In this study, canopy fuels are estimated from LiDAR datasets and used as training data for GBM models using Landsat spectral data for predictor variables. Model predictions are then compared to current LANDFIRE data to quantify improvements due to LiDAR training data, GBM modeling, and regularization techniques. The research has three objectives:

(1)

Create and compare local, biophysically stratified, and global predictive model(s) of canopy fuels variables than can be applied to forested areas in the western US;

(2)

Compare model predictions to current LANDFIRE products;

(3)

Assess selected model(s) ability to update canopy layers following wildfire disturbance.

2. Materials and Methods

2.1. Data

LiDAR datasets were selected based on availability and to represent the diversity of conifer forests, climates, and disturbance regimes in the western contiguous US (Figure 1).

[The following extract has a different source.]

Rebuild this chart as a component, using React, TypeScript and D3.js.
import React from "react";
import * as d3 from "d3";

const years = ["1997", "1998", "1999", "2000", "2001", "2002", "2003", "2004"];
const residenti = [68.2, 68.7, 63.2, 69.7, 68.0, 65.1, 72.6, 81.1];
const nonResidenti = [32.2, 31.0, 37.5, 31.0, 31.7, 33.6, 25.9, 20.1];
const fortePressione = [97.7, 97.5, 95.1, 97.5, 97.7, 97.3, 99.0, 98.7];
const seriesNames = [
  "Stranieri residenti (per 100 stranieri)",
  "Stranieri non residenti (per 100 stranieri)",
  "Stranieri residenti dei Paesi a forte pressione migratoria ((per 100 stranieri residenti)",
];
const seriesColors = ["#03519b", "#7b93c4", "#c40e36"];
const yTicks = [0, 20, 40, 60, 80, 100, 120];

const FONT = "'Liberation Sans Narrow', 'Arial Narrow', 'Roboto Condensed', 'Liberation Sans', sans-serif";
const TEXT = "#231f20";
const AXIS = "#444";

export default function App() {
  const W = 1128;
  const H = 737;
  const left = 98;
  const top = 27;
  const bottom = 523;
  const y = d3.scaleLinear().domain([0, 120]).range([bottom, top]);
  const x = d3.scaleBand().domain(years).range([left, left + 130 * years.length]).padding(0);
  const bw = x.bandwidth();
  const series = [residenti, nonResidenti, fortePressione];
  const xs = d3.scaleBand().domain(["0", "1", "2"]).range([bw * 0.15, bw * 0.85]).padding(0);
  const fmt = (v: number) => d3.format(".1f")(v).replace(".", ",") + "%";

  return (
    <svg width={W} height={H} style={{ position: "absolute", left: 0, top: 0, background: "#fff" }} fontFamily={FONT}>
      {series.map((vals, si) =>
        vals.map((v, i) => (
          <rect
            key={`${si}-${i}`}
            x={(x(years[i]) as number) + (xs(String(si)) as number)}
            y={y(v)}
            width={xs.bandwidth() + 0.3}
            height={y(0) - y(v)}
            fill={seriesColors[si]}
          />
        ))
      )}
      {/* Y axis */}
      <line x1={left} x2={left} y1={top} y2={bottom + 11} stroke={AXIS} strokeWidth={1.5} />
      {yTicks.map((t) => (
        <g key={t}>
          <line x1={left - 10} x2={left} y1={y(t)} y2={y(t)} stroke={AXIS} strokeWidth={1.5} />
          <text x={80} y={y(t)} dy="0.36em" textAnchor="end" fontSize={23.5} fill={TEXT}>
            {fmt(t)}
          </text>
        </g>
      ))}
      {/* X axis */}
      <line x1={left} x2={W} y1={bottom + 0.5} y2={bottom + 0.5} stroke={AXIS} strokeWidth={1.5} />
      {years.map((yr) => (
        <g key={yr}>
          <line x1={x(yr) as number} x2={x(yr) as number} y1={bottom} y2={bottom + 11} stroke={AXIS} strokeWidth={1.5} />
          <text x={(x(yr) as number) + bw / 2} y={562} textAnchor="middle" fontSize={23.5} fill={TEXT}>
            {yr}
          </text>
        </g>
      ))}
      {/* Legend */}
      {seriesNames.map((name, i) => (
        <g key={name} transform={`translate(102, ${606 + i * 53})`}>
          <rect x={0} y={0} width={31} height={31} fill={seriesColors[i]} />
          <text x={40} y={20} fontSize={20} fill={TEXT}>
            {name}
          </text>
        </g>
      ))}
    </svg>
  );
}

LiDAR acquisitions were ultimately grouped into sixteen landscapes for analysis based on proximity and vegetation similarities. Hereafter, each set of grouped LiDAR acquisitions is referred to as a landscape dataset. Thirteen landscapes were used for model training, validation, and testing (training landscapes), while three landscapes were used exclusively for model testing (test landscapes). All LiDAR data acquisition parameters followed, at a minimum, the requirements for the US Geological Survey’s Quality Level 1 [69]. Important collection parameters include ≥ 3 returns/pulse, ≥ 8 returns/m², and a relative vertical accuracy ≤ 0.06 m root-mean-square deviation (RMSD). LiDAR data totaled 1,258,993 ha for training and validation and 265,225 ha for testing. Landscape elevations range from 0 to 3599 m a.s.l. and precipitation normals range from less than 200 mm to over 4000 mm annually [70]. At least one dataset is within each EPA Level I forest ecoregion of the western US (Figure 1).

2.2. LiDAR Processing

LiDAR point clouds were processed through FUSION software [71] to extract height above ground and calculate metrics to match the 30 m Landsat cell resolution. All subsequent analyses were conducted at the 30 m cell resolution.

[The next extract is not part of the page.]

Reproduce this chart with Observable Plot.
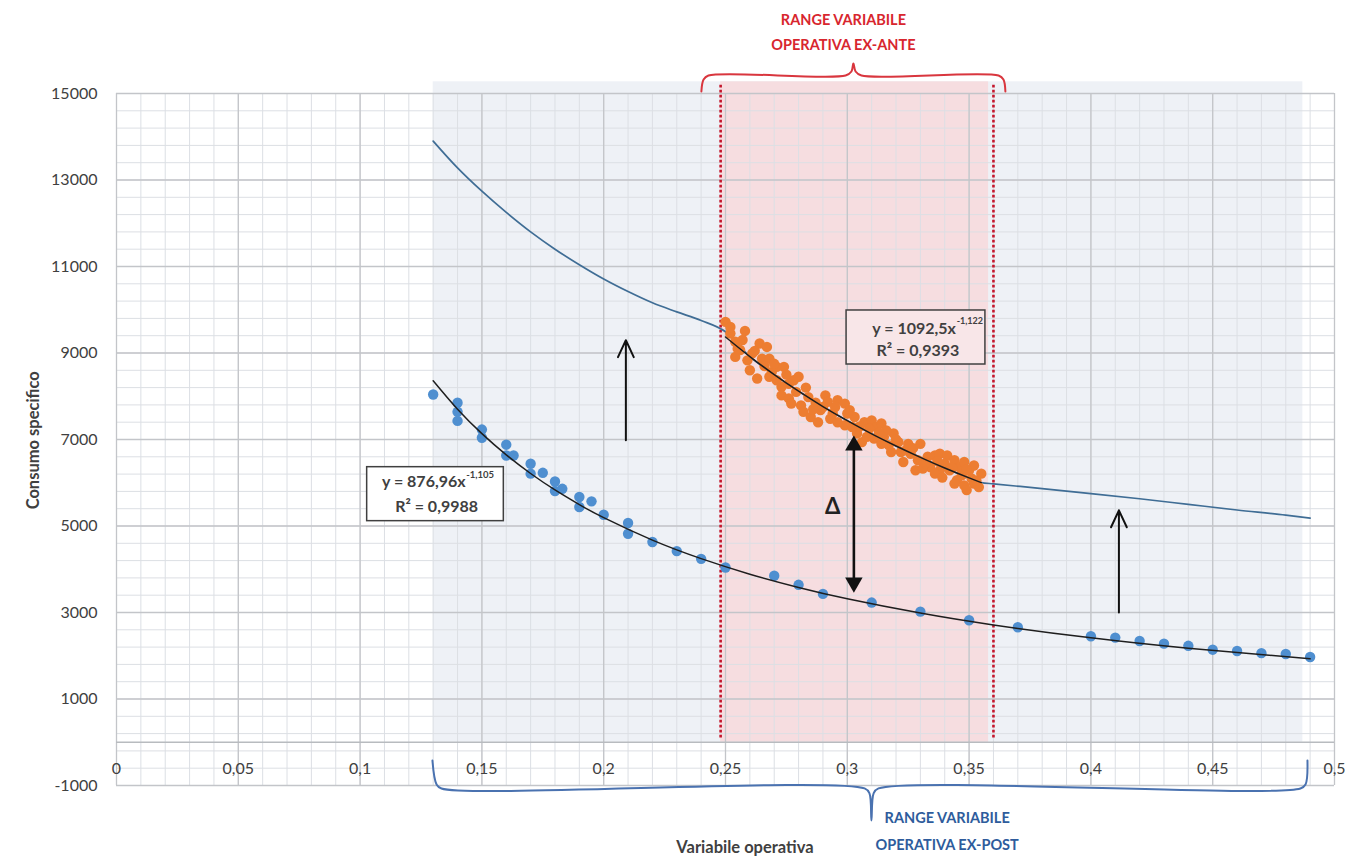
<!DOCTYPE html>
<html><head><meta charset="utf-8">
<script src="https://cdn.jsdelivr.net/npm/d3@7"></script>
<script src="https://cdn.jsdelivr.net/npm/@observablehq/plot@0.6"></script>
<style>html,body{margin:0;padding:0;background:#fff;} #chart svg{display:block;}</style>
</head><body><div id="chart"></div>
<script>
// ---- ticks ----
const xTicks = [0, 0.05, 0.1, 0.15, 0.2, 0.25, 0.3, 0.35, 0.4, 0.45, 0.5];
const xTickLabels = ["0", "0,05", "0,1", "0,15", "0,2", "0,25", "0,3", "0,35", "0,4", "0,45", "0,5"];
const yTicks = [-1000, 1000, 3000, 5000, 7000, 9000, 11000, 13000, 15000];

// ---- ex-post data (blue) ----
const postX = [0.13,0.14,0.14,0.14,0.15,0.15,0.16,0.16,0.163,0.17,0.17,0.175,0.18,0.18,0.183,0.19,0.19,0.195,0.20,0.21,0.21,0.22,0.23,0.24,0.25,0.27,0.28,0.29,0.31,0.33,0.35,0.37,0.40,0.41,0.42,0.43,0.44,0.45,0.46,0.47,0.48,0.49];
const postY = [8040,7850,7640,7430,7230,7040,6880,6630,6630,6440,6210,6230,6030,5810,5860,5670,5440,5570,5260,5070,4820,4630,4420,4240,4040,3850,3640,3430,3230,3020,2820,2660,2450,2420,2340,2280,2230,2140,2110,2060,2040,1970];

// ex-post trend line (y = 876,96x^-1,105), read at these x
const postFitX = [0.13,0.14,0.15,0.16,0.17,0.18,0.19,0.20,0.22,0.24,0.26,0.28,0.30,0.33,0.36,0.40,0.44,0.49];
const postFitY = [8358,7700,7135,6644,6214,5834,5495,5192,4673,4245,3886,3580,3318,2986,2712,2414,2173,1929];

// ---- ex-ante data (orange) ----
const anteX = [0.250,0.252,0.258,0.254,0.254,0.256,0.260,0.264,0.265,0.263,0.268,0.269,0.271,0.274,0.268,0.273,0.273,0.276,0.278,0.280,0.277,0.281,0.282,0.285,0.288,0.284,0.287,0.291,0.292,0.294,0.296,0.299,0.301,0.303,0.299,0.304,0.306,0.307,0.310,0.312,0.314,0.308,0.311,0.315,0.317,0.319,0.321,0.322,0.318,0.325,0.326,0.330,0.329,0.323,0.328,0.333,0.334,0.336,0.338,0.341,0.340,0.338,0.344,0.346,0.348,0.350,0.345,0.348,0.349,0.352,0.355,0.354,0.344,0.352,0.252,0.255,0.259,0.261,0.267,0.271,0.276,0.279,0.289,0.293,0.296,0.302,0.314,0.316,0.331,0.336,0.342,0.347,0.351,
  0.257,0.262,0.266,0.270,0.275,0.283,0.286,0.290,0.295,0.300,0.305,0.309,0.313,0.320,0.324,0.327,0.332,0.337,0.343,0.349,0.353,0.339];
const anteY = [9720,9450,9510,9260,8910,9070,8600,9220,8870,8410,8870,8560,8680,8680,8450,8220,8020,7950,8370,8450,7830,7790,7640,7520,7400,7980,7850,8020,7870,7600,7910,7830,7680,7520,7330,7140,6940,7400,7440,7290,7370,7060,7020,7060,6870,7140,6940,6710,6710,6900,6670,6900,6520,6480,6290,6600,6360,6630,6670,6630,6440,6290,6520,6360,6480,6290,6060,5940,5830,5980,6210,5900,5980,6400,9600,9100,8830,8990,9140,8370,8290,8100,7680,7480,7400,7290,6900,7210,6330,6210,6290,6170,6100,
  9300,9050,8700,8750,8500,8200,7700,7750,7750,7600,7300,7250,7150,7000,6750,6800,6450,6500,6350,6300,6050,6120];

// ex-ante trend line (black)
const anteFitX = [0.25,0.26,0.27,0.28,0.29,0.30,0.31,0.32,0.33,0.34,0.35,0.355];
const anteFitY = [9370,8917,8500,8116,7762,7435,7131,6850,6588,6342,6113,6004];

// ex-ante curve projected over the whole range (steel blue)
const projX = [0.13,0.14,0.15,0.16,0.17,0.18,0.19,0.20,0.21,0.22,0.23,0.24,0.25,0.26,0.27,0.28,0.29,0.30,0.31,0.32,0.33,0.34,0.35,0.355,0.36,0.38,0.40,0.42,0.44,0.46,0.48,0.49];
const projY = [13900,13280,12740,12250,11800,11400,11040,10710,10420,10160,9950,9750,9490,8917,8500,8116,7762,7435,7131,6850,6588,6342,6113,6004,5975,5865,5750,5630,5500,5370,5250,5180];

// ---- annotation texts ----
const eqAnte = ["y = 1092,5x", "-1,122", "R² = 0,9393"];
const eqPost = ["y = 876,96x", "-1,105", "R² = 0,9988"];
const anteLabel = ["RANGE VARIABILE", "OPERATIVA EX-ANTE"];
const postLabel = ["RANGE VARIABILE", "OPERATIVA EX-POST"];
const xTitle = "Variabile operativa";
const yTitle = "Consumo specifico";

// build tables
const post = postX.map((x, i) => ({x, y: postY[i]}));
const ante = anteX.map((x, i) => ({x, y: anteY[i]}));
const postFit = postFitX.map((x, i) => ({x, y: postFitY[i]}));
const anteFit = anteFitX.map((x, i) => ({x, y: anteFitY[i]}));
const proj = projX.map((x, i) => ({x, y: projY[i]}));

// brace geometry (data units)
const redBrace = [[0.2401,15046],[0.2410,15324],[0.2430,15416],[0.2993,15416],[0.3017,15509],[0.3025,15694],[0.3034,15509],[0.3058,15416],[0.3621,15416],[0.3641,15324],[0.3649,15046]];
const blueBrace = [[0.1297,-421],[0.1314,-976],[0.1334,-1068],[0.3071,-1068],[0.3091,-1184],[0.3099,-1808],[0.3108,-1184],[0.3128,-1068],[0.4860,-1068],[0.4881,-976],[0.4889,-421]];

const font = "Lato, 'Open Sans', sans-serif";
const txt = "#404040";

const plot = Plot.plot({
  width: 1345, height: 858,
  marginLeft: 116, marginRight: 11, marginTop: 93, marginBottom: 73,
  x: {domain: [0, 0.5], axis: null},
  y: {domain: [-1000, 15000], axis: null},
  style: {background: "transparent", fontFamily: font, overflow: "visible"},
  marks: [
    // shaded ranges
    Plot.rect([{x1: 0.13, x2: 0.487, y1: 0, y2: 15270}], {x1: "x1", x2: "x2", y1: "y1", y2: "y2", fill: "#eef1f6"}),
    Plot.rect([{x1: 0.248, x2: 0.358, y1: 0, y2: 15270}], {x1: "x1", x2: "x2", y1: "y1", y2: "y2", fill: "#f6dde0"}),
    // minor grid
    Plot.ruleX(d3.range(0, 0.5001, 0.01), {stroke: "#dcdfe4", strokeWidth: 1}),
    Plot.ruleY(d3.range(-1000, 15001, 400), {stroke: "#dcdfe4", strokeWidth: 1}),
    // major grid
    Plot.ruleX(xTicks, {stroke: "#c3c5c9", strokeWidth: 1.3}),
    Plot.ruleY(yTicks, {stroke: "#c3c5c9", strokeWidth: 1.3}),
    Plot.ruleY([0], {stroke: "#b8bbbf", strokeWidth: 1.6}),
    // red dotted limits
    Plot.ruleX([0.248, 0.36], {y1: 100, y2: 15200, stroke: "#c4162c", strokeWidth: 2.6, strokeDasharray: "2.6,2.4"}),
    // projected curve
    Plot.line(proj, {x: "x", y: "y", stroke: "#3f6d95", strokeWidth: 1.7, curve: "monotone-x"}),
    // data points
    Plot.dot(ante, {x: "x", y: "y", r: 5.2, fill: "#ed7d31"}),
    Plot.dot(post, {x: "x", y: "y", r: 5.2, fill: "#4f8fd0"}),
    // trend lines
    Plot.line(postFit, {x: "x", y: "y", stroke: "#1e1e1e", strokeWidth: 1.5, curve: "natural"}),
    Plot.line(anteFit, {x: "x", y: "y", stroke: "#1e1e1e", strokeWidth: 1.5, curve: "natural"}),
    // equation boxes
    Plot.rect([{x1: 0.2997, x2: 0.3567, y1: 8734, y2: 9983}], {x1: "x1", x2: "x2", y1: "y1", y2: "y2", fill: "#f8e6e8", stroke: "#404040", strokeWidth: 1.5}),
    Plot.rect([{x1: 0.1029, x2: 0.1590, y1: 5112, y2: 6360}], {x1: "x1", x2: "x2", y1: "y1", y2: "y2", fill: "#ffffff", stroke: "#404040", strokeWidth: 1.5}),
    Plot.text([eqAnte[0]], {x: 0.3446, y: 9567, text: d => d, textAnchor: "end", fontSize: 16, fontWeight: "bold", fill: txt}),
    Plot.text([eqAnte[1]], {x: 0.3449, y: 9567, dy: -7, text: d => d, textAnchor: "start", fontSize: 9, fontWeight: "bold", fill: txt}),
    Plot.text([eqAnte[2]], {x: 0.3290, y: 9058, text: d => d, textAnchor: "middle", fontSize: 16, fontWeight: "bold", fill: txt}),
    Plot.text([eqPost[0]], {x: 0.1433, y: 6013, text: d => d, textAnchor: "end", fontSize: 16, fontWeight: "bold", fill: txt}),
    Plot.text([eqPost[1]], {x: 0.1436, y: 6013, dy: -7, text: d => d, textAnchor: "start", fontSize: 9.5, fontWeight: "bold", fill: txt}),
    Plot.text([eqPost[2]], {x: 0.1314, y: 5452, text: d => d, textAnchor: "middle", fontSize: 16, fontWeight: "bold", fill: txt}),
    // arrows
    Plot.arrow([{x: 0.2091, y1: 6982, y2: 9296}], {x1: "x", x2: "x", y1: "y1", y2: "y2", stroke: "#111", strokeWidth: 2, headLength: 14, headAngle: 50}),
    Plot.arrow([{x: 0.4115, y1: 3002, y2: 5362}], {x1: "x", x2: "x", y1: "y1", y2: "y2", stroke: "#111", strokeWidth: 2, headLength: 14, headAngle: 50}),
    Plot.ruleX([0.3027], {y1: 3700, y2: 6850, stroke: "#111", strokeWidth: 2.6}),
    Plot.dot([0.3027], {x: d => d, y: 6860, symbol: "triangle", r: 6.5, fill: "#111"}),
    Plot.dot([0.3027], {x: d => d, y: 3690, symbol: "triangle", rotate: 180, r: 6.5, fill: "#111"}),
    Plot.text(["Δ"], {x: 0.294, y: 5438, text: d => d, fontSize: 22, fontWeight: "bold", fill: "#222"}),
    // braces
    Plot.line(redBrace, {x: d => d[0], y: d => d[1], stroke: "#d9363e", strokeWidth: 2, curve: "catmull-rom"}),
    Plot.line(blueBrace, {x: d => d[0], y: d => d[1], stroke: "#4a72b0", strokeWidth: 2, curve: "catmull-rom"}),
    Plot.text(anteLabel, {x: 0.2984, y: (d, i) => i === 0 ? 16688 : 16110, text: d => d, fontSize: 14.5, fontWeight: "bold", fill: "#d8262e"}),
    Plot.text(postLabel, {x: 0.3410, y: (d, i) => i === 0 ? -1762 : -2386, text: d => d, fontSize: 14.5, fontWeight: "bold", fill: "#2e5c9c"}),
    // axes
    Plot.axisY({ticks: yTicks, tickSize: 0, tickPadding: 19, tickFormat: d => String(d), fontSize: 16, fill: txt, label: null}),
    Plot.text(xTicks, {x: d => d, y: -620, text: (d, i) => xTickLabels[i], fontSize: 16, fill: txt}),
    Plot.text([xTitle], {x: 0.258, y: -2432, text: d => d, fontSize: 16.5, fontWeight: "bold", fill: txt}),
    Plot.text([yTitle], {x: -0.0339, y: 6982, text: d => d, rotate: -90, fontSize: 16.5, fontWeight: "bold", fill: txt})
  ]
});
document.getElementById("chart").append(plot);
</script>
</body></html>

Table 1. Summary of canopy fuel response variables (LiDAR-sourced) and predictor variables used in the study. Existing vegetation type (EVT) and fire regime group (FRG) LANDFIRE variables filtered data instead of being used as predictor variables for model development. Median and maximum Landsat indices derived from May to Oct imagery.

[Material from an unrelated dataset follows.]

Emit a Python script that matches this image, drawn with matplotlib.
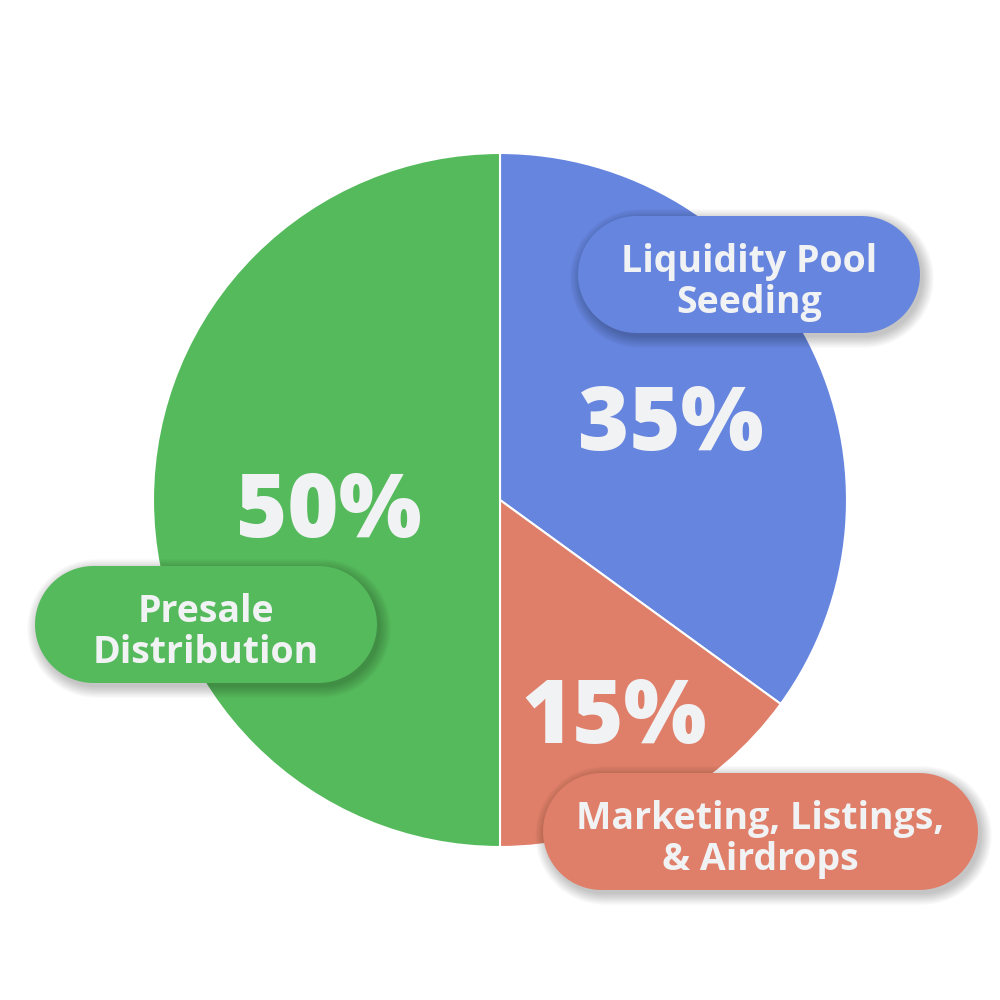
import matplotlib
matplotlib.use("Agg")
import numpy as np
import matplotlib.pyplot as plt
from matplotlib.patches import Polygon

# slice data, clockwise from 12 o'clock
labels = ["Liquidity Pool\nSeeding", "Marketing, Listings,\n& Airdrops", "Presale\nDistribution"]
shares = [35, 15, 50]
colors = ["#6685DE", "#E07F69", "#55BA5C"]
pct_pos = [(671, 427), (614, 720), (329, 514)]          # image px
box_pos = [(578, 216, 342, 117), (543, 773, 435, 117), (35, 566, 342, 117)]  # x, y, w, h

H = 1000
txt_col = "#F1F2F4"
plt.rcParams['font.family'] = ['Open Sans', 'DejaVu Sans']


def pill(x, y, w, h):
    # outline of a stadium shape, lower-left corner at (x, y)
    r = h / 2
    t = np.linspace(-np.pi / 2, np.pi / 2, 40)
    right = np.column_stack([x + w - r + r * np.cos(t), y + r + r * np.sin(t)])
    left = np.column_stack([x + r - r * np.cos(t), y + r - r * np.sin(t)])
    return np.vstack([right, left])


fig = plt.figure(figsize=(10, 10), dpi=100)
ax = fig.add_axes([0, 0, 1, 1])

ax.pie(shares, colors=colors, startangle=90, counterclock=False,
       center=(500, 500), radius=347,
       wedgeprops=dict(edgecolor='white', linewidth=1.5))
ax.set_xlim(0, 1000)
ax.set_ylim(0, 1000)
ax.set_aspect('equal')
ax.axis('off')

for s, (px, py) in zip(shares, pct_pos):
    ax.text(px, H - py, f"{s}%", ha='center', va='center', fontsize=63,
            fontweight='heavy', color=txt_col, zorder=5)

for lab, col, (bx, by, bw, bh) in zip(labels, colors, box_pos):
    y0 = H - by - bh
    # soft drop shadow
    for k in range(10):
        g = k * 1.2
        ax.add_patch(Polygon(pill(bx - g + 3, y0 - g - 4, bw + 2 * g, bh + 2 * g),
                             closed=True, facecolor='black', edgecolor='none',
                             alpha=0.022, zorder=6))
    ax.add_patch(Polygon(pill(bx, y0, bw, bh), closed=True, facecolor=col,
                         edgecolor='none', zorder=7))
    ax.text(bx + bw / 2, y0 + bh / 2 - 8, lab, ha='center', va='center', fontsize=27,
            fontweight='bold', color=txt_col, linespacing=1.13, zorder=8)

fig.savefig("out.png", dpi=100, facecolor='white')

Source	Variable Name	Description	Citations
LiDAR	Canopy Cover (CC) (%)	Percentage of first returns above 2 m	[52,72,73]
	Canopy Height (CH) (m)	99th percentile return height	[52]
	Canopy Base Height (CBH) (m)	Mean return height minus standard deviation of heights	[52,56]
	Canopy Bulk Density (CBD) (kg/m3)	$\begin{array}{ll}e^(-2.489+0.034& \left(CC\right)-0.357\left(SH1\right)\\ & -0.601\left(SH2\right)-1.107\left(PJ\right)\\ & -0.001\left(CC\ast SH1\right)\\ & -0.002\left(CC\ast SH2\right))\end{array}$ If CH is 0–15 m: stand height class (SH), SH1 = 0 and SH2 = 0 If CH is 15–30 m: SH1 = 1 and SH2 = 0 If CH is 30–91 m: SH1 = 0 and SH2 = 1 If EVT equals Pinyon or Juniper type: PJ = 1 else PJ = 0	[51]
Landsat	Med NDVI	Median normalized difference vegetation index (NDVI) value	[74]
	Max NDVI	Maximum NDVI value	[74]
	Med NBR	Median normalized burn ratio (NBR)	[75]
	Max NBR	Maximum NBR	[75]
	Med Bright	Median tasseled cap brightness	[76,77,78]
	Max Bright	Maximum tasseled cap brightness	[76,77,78]
	Med Green	Median tasseled cap greenness	[76,77,78]
	Max Green	Maximum tasseled cap greenness	[76,77,78]
	Med Wet	Median tasseled cap wetness	[76,77,78]
	Max Wet	Maximum tasseled cap wetness	[76,77,78]
LANDFIRE	EVT	Existing vegetation type	[16]
	FRG	Fire regime group	[79]
	Slope (%)	Slope
	Aspect (deg)	Aspect
	Elev (m)	Elevation
	Lat (deg)	Latitude

shows the formulation of the canopy fuel metrics from LiDAR. CH, CC, and CBH are defined directly from the LiDAR metrics. For CBH and CBD estimation, multiple possible formulations exist [52], and we chose parsimonious definitions that could apply to many forest types in the western US. For CBH, LiDAR mean height of canopy points minus one standard deviation of heights provided a characterization with adequate correlation to field-based estimates at multiple study sites (R² = 0.547) [52]. For CBD, we used an established equation derived from field data and inserted LiDAR-derived CH and CC values [51,52]. LiDAR data were filtered for a minimum canopy height of 2 m, canopy cover of 2%, and the LANDFIRE existing vegetation type (EVT) classified as a forest type to ensure that non-forested pixels did not contaminate samples.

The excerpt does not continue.